Where Composer 2.5 underperforms:

Visual design and aesthetic judgement
Single-shot creative output where iteration isn't available
Stretch tasks requiring novel synthesis (the demolition derby, novel algorithmic work)
Anything where the value depends on top-of-distribution reasoning rather than bulk-of-distribution competence

This matches the broader head-to-head pattern vs Claude Opus 4.7. Composer 2.5 wins decisively on the bulk of the production coding workload distribution. Frontier models still win on the tail. The interesting engineering work is in the routing layer that picks per task.

What's Not Changed

The unchanging caveats after eleven tasks:

The model still hallucinates on stretch tasks. The demolition derby and the skateboard scene both showed the model going down implementation paths that needed real correction. Validation discipline doesn't change.
Iteration count matters more than first-shot quality. The PC-repair beat-em-up was good on first pass and excellent on iteration two. Plan for at least one feedback loop; don't expect first-shot perfection.
Frontend design is a real weak spot. Don't migrate visual-design workloads on the strength of the coding-benchmark numbers.
Harness lock-in remains the strategic question. Composer 2.5 only runs inside Cursor. For multi-IDE or provider-neutral architectures, this is a forcing constraint.
Validate on your own workloads. My eleven-task session is one engineer's distribution. Yours will be different. Run your own evals before re-routing real traffic.

The Practitioner's Take

The honest summary after eleven tasks: Composer 2.5 lives up to its reputation for the kinds of work I'd actually route to it in production, and predictably underperforms on the kinds of work I wouldn't. The benchmark numbers are directionally right; the production-relevant patterns are slightly different from what the benchmarks suggest.

The single most consequential finding from the session — by a margin — is the image-based debugging behaviour. It shifts the iteration loop on UI work more than any of the benchmark improvements do.
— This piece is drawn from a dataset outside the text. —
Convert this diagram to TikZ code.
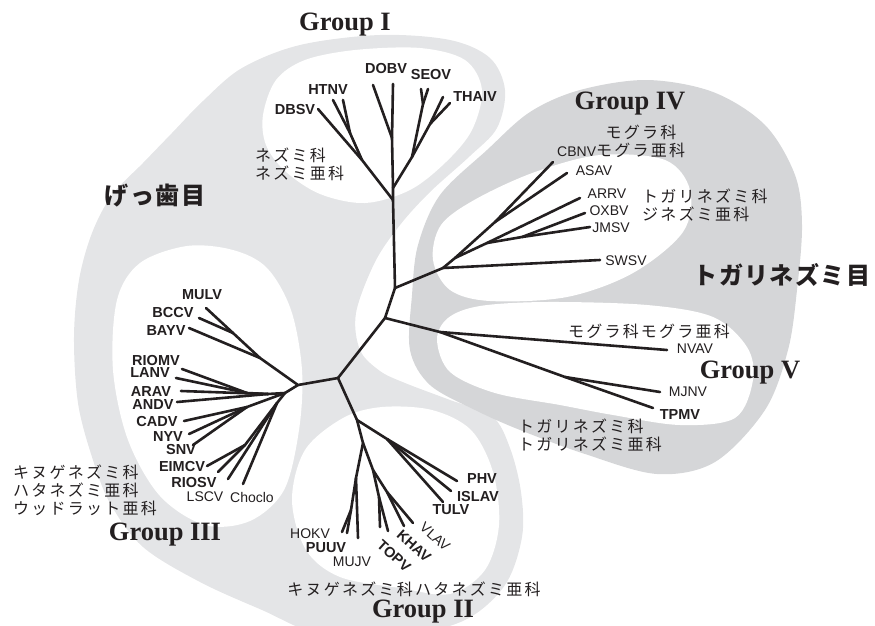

If you're shipping anything that has a visual surface, that pattern alone is worth restructuring your feedback loop around.

The right move for anyone evaluating Composer 2.5 isn't to read more reviews, including this one. It's to spend an afternoon running it on real workloads from your specific production distribution. The patterns become obvious quickly, and the patterns are what matter. Benchmark numbers are signposts; production behaviour is the territory.